DISCRIMINATION DANS L'HEXAGONE : LE CONTRE-EXEMPLE D'UN SÉNÉGALAIS PROFESSEUR DE MÉDECINE INTERNE
Dakar, 12 juin (APS) - Les étrangers vivant en France, les Noirs en particulier, doivent miser sur la qualité du travail pour "ridiculiser" la discrimination et en faire "un problème pour les autres", a soutenu le Sénégalais Damien Sène, premier médecin d'origine africaine professeur de médecine interne dans l'Hexagone.
"Si vous voulez qu'on vous apprécie, démontrez par la qualité de votre travail que vous êtes incontournable, que vous êtes quelqu'un de fiable", conseille ce professeur des universités depuis avril dernier, dans une interview parue dans le numéro de juin du bimensuel Louga Infos.
Originaire du village de Ndofongor, aux environs de Tataguine, dans la région de Fatick (ouest), Damien Sène est titulaire d'une thèse d'immunologie et de médecine interne. Il a été promu professeur de médecine interne parmi 4 autres candidats et fait désormais partie des 150 professeurs de médecine interne exerçant en France.

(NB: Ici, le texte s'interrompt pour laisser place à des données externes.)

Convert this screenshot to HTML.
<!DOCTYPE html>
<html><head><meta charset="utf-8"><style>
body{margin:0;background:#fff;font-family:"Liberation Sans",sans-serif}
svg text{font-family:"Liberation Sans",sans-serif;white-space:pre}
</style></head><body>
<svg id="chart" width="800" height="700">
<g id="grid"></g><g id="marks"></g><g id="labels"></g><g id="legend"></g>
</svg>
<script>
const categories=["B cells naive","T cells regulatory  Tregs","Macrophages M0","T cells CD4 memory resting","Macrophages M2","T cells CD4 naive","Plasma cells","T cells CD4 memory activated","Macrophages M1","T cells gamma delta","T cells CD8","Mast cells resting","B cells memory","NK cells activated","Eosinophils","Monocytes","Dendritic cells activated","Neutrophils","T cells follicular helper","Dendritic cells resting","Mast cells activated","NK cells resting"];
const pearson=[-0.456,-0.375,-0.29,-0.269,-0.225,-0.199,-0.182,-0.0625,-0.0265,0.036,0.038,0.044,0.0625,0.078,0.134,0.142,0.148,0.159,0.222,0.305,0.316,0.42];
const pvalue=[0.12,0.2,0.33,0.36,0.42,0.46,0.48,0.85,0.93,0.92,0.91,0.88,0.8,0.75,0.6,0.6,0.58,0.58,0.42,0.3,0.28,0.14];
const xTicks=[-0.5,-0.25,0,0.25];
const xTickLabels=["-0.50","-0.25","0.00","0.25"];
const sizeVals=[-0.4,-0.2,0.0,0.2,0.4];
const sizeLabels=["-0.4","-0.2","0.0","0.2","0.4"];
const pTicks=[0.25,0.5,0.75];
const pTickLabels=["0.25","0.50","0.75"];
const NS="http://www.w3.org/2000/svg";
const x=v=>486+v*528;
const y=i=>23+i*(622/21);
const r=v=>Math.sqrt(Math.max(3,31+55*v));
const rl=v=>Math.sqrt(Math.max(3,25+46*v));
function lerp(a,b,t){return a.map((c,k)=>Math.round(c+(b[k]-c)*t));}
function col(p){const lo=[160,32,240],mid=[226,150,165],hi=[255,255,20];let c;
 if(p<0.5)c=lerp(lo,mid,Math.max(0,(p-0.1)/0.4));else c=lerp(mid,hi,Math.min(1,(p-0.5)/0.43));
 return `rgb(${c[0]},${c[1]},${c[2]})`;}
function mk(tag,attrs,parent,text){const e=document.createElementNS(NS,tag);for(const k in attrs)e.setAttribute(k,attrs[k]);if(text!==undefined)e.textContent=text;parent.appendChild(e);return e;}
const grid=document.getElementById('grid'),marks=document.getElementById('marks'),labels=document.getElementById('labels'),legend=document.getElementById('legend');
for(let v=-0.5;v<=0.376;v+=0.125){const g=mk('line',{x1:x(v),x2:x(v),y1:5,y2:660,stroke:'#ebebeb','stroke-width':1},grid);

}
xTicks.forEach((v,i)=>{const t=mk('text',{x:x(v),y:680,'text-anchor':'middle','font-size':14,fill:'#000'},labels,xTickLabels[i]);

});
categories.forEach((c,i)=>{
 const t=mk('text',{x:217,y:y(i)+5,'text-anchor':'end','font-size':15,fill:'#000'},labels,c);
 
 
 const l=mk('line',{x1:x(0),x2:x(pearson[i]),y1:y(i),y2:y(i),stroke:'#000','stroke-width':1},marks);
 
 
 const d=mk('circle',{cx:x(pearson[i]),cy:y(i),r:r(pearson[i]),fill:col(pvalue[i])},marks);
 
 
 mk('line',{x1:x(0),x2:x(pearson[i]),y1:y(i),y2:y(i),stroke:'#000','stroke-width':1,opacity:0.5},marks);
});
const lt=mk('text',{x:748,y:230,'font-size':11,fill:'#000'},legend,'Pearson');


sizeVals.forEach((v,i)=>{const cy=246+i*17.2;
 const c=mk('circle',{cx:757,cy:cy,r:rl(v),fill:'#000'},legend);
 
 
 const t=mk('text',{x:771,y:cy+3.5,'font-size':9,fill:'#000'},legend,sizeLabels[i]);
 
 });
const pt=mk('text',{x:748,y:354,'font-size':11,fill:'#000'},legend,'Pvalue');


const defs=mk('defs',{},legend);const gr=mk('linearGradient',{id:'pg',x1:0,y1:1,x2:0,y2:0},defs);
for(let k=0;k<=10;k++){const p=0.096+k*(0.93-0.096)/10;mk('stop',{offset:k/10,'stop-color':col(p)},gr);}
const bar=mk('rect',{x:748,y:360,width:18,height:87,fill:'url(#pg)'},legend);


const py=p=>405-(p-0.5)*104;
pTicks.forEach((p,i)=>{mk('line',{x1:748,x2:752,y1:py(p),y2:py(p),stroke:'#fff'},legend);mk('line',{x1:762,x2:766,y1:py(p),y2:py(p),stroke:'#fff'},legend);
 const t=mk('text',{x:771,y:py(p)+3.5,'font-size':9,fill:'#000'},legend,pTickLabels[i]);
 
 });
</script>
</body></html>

"Pour les Africains, c'est une première", a-t-il confirmé, en parlant de sa promotion. "Je milite pour que d'autres jeunes africains comprennent que c'est possible de le faire et j'espère que quelques étudiants que je rencontre dans les hôpitaux de Paris comprennent ce message".

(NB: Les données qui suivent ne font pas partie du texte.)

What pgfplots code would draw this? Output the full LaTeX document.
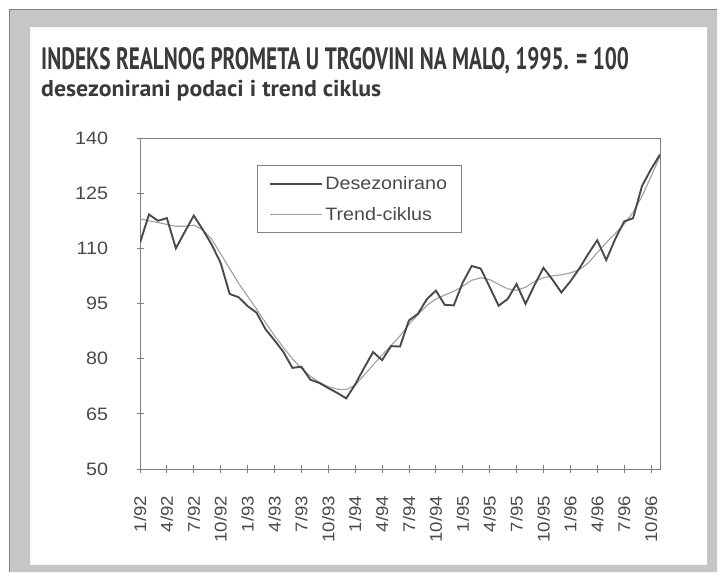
\documentclass[border=0pt]{standalone}
\usepackage{fontspec}
\setmainfont{Liberation Sans}[FakeStretch=1.1]
\newfontfamily\titlefont{PT Sans}[FakeStretch=0.69]
\newfontfamily\subfont{PT Sans}[FakeStretch=1.04]
\usepackage{pgfplots}
\pgfplotsset{compat=1.18}
\usepackage{pgfplotstable}
\definecolor{axgray}{HTML}{808080}
\definecolor{txtgray}{HTML}{4A4A4A}
\definecolor{darkline}{HTML}{4A4A4A}
\definecolor{lightline}{HTML}{A0A0A0}
\definecolor{band}{HTML}{C6C6C6}
\definecolor{titlec}{HTML}{3A3A3A}

\pgfplotstableread{
m v
0 111.5
1 119.2
2 117.5
3 118.2
4 110.0
5 114.5
6 118.9
7 115.1
8 111.0
9 106.0
10 97.6
11 96.7
12 94.3
13 92.5
14 88.0
15 85.0
16 81.8
17 77.5
18 77.8
19 74.3
20 73.4
21 72.0
22 70.7
23 69.2
24 73.0
25 77.5
26 81.8
27 79.6
28 83.4
29 83.3
30 90.4
31 92.2
32 96.2
33 98.5
34 94.6
35 94.5
36 100.7
37 105.2
38 104.5
39 99.5
40 94.4
41 96.2
42 100.3
43 94.9
44 100.0
45 104.7
46 101.5
47 98.0
48 101.0
49 104.5
50 108.5
51 112.2
52 106.8
53 112.5
54 117.3
55 118.2
56 127.0
57 131.5
58 135.5
}\desez

\pgfplotstableread{
m v
0 118.0
1 117.5
2 117.0
3 116.5
4 116.0
5 116.0
6 116.3
7 115.0
8 112.5
9 108.5
10 104.5
11 100.5
12 97.0
13 93.5
14 89.8
15 86.3
16 83.0
17 80.0
18 77.3
19 75.2
20 73.6
21 72.4
22 71.7
23 71.6
24 72.8
25 75.5
26 78.3
27 81.0
28 83.5
29 86.2
30 89.3
31 92.0
32 94.5
33 96.2
34 97.3
35 98.3
36 99.7
37 101.3
38 102.0
39 101.5
40 100.2
41 99.0
42 98.6
43 99.4
44 101.0
45 102.0
46 102.5
47 102.8
48 103.3
49 104.2
50 106.0
51 108.8
52 111.5
53 114.0
54 116.6
55 119.8
56 124.2
57 129.5
58 135.0
}\trend

\begin{document}
\begin{tikzpicture}
\useasboundingbox (0,0) rectangle (720bp,573bp);
\fill[white] (0,0) rectangle (720bp,573bp);
% frame band
\fill[band, even odd rule] (9bp,1bp) rectangle (717bp,563bp) (30bp,8bp) rectangle (707bp,546bp);
\draw[axgray, line width=1bp] (9bp,1bp) -- (9bp,563bp) -- (717bp,563bp);

\node[anchor=base west, inner sep=0pt, text=titlec] at (41bp,503bp)
  {\titlefont\bfseries\fontsize{31}{34}\selectfont INDEKS REALNOG PROMETA U TRGOVINI NA MALO, 1995. = 100};
\node[anchor=base west, inner sep=0pt, text=titlec] at (41bp,476bp)
  {\subfont\bfseries\fontsize{23}{26}\selectfont desezonirani podaci i trend ciklus};

\begin{axis}[
  scale only axis,
  anchor=south west,
  at={(140bp,104bp)},
  width=520bp, height=331bp,
  xmin=0, xmax=58, ymin=50, ymax=140,
  axis line style={axgray, line width=0.9bp},
  ytick={50,65,80,95,110,125,140},
  xtick={0,3,...,57},
  xticklabels={1/92,4/92,7/92,10/92,1/93,4/93,7/93,10/93,1/94,4/94,7/94,10/94,1/95,4/95,7/95,10/95,1/96,4/96,7/96,10/96},
  tick align=center,
  major tick length=7bp,
  tick style={axgray, line width=0.9bp},
  xtick pos=bottom, ytick pos=left,
  /pgf/number format/assume math mode=true,
  tick label style={text=txtgray},
  y tick label style={anchor=east, font=\fontsize{18}{20}\selectfont},
  x tick label style={rotate=90, anchor=east, font=\fontsize{17}{19}\selectfont},
  xticklabel shift=20bp,
  yticklabel shift=25bp,
  legend style={at={(0.225,0.918)}, anchor=north west, draw=axgray, line width=0.8bp,
    font=\fontsize{18}{21}\selectfont, text=txtgray, inner xsep=12bp, inner ysep=9bp,
    row sep=12bp, cells={anchor=west}},
  legend image code/.code={\draw[#1] (0bp,0bp) -- (52bp,0bp);},
]
\addplot[lightline, line width=1.1bp, forget plot] table[x=m,y=v] {\trend};
\addplot[darkline, line width=1.9bp] table[x=m,y=v] {\desez};
\addlegendentry{Desezonirano}
\addlegendimage{lightline, line width=1.1bp}
\addlegendentry{Trend-ciklus}
\end{axis}
\end{tikzpicture}
\end{document}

"Je pense que dans la vie il ne faut pas avoir peur de la discrimination, la discrimination doit être un problème pour les autres mais pas pour vous, a-t-il encore dit. Il faut que le travail parvienne à supplanter la discrimination, j'allais dire la ridiculiser".
"Il suffisait juste de travailler et j'ai réussi à le faire. La deuxième partie, subjective, était que faire une carrière hospitalo-universitaire en France relève d'abord des choix d'hommes et de femmes. Vous devez être choisi par un chef de service pour vous soumettre à un jury, ce chef de service vous choisit et accepte de vous soutenir jusqu'au bout et de vous aider à présenter votre candidature", a-t-il observé.
"J'ai toujours cru qu'en travaillant on arriverait sans doute à s'affranchir de cette barrière qu'est la couleur de la peau. L'objectif, c'est que le travail et la qualité du travail occultent la barrière de la peau. Que l'on puisse vous voir en tant que professionnel et non en tant que noir", a déclaré Damien Sène, un ancien pensionnaire du collège Saint-Gabriel de Thiès.
"Finalement, a-t-il souligné, j'ai eu la chance de tomber sur un certain nombre de chefs de services éminent comme à La Pitié-Salpêtrière (un hôpital de l'Assistance publique, dans le 13e arrondissement parisien), qui m'ont soutenu dès le début, qui m'ont laissé faire ce que je souhaitais faire, qui m'ont ouvert les portes quand il le fallait, autrement dit qui m'ont donné ma chance".
Après avoir obtenu son Bac (série D, mention très bien), Damien Sène a entamé des études médicales en France, à l'université de Lille précisément pour ce qui concerne les six premières années de médecine (1991-1997). S'ensuivent cinq autres années de spécialisation à Paris (1997-2002).
Depuis cette date, Damien Sène fut chef de clinique, puis praticien hospitalier, avant d’accéder au grade de maître de conférences. Il est finalement promu professeur des universités en avril dernier.
"Les étudiants sont excellents, ils ont une connaissance livresque qui est exceptionnelle et quand on rapporte cela au manque de pratique et parfois au manque de moyens qu’ils peuvent rencontrer, je trouve leur niveau exceptionnel et ils n’ont rien à envier aux autres", a indiqué M. Sène.
Il était revenu au Sénégal pour une mission d'enseignement au profit de l'UFR/santé de l'université de Thiès, dans le cadre d'une convention avec l'université Paris 7 Diderot.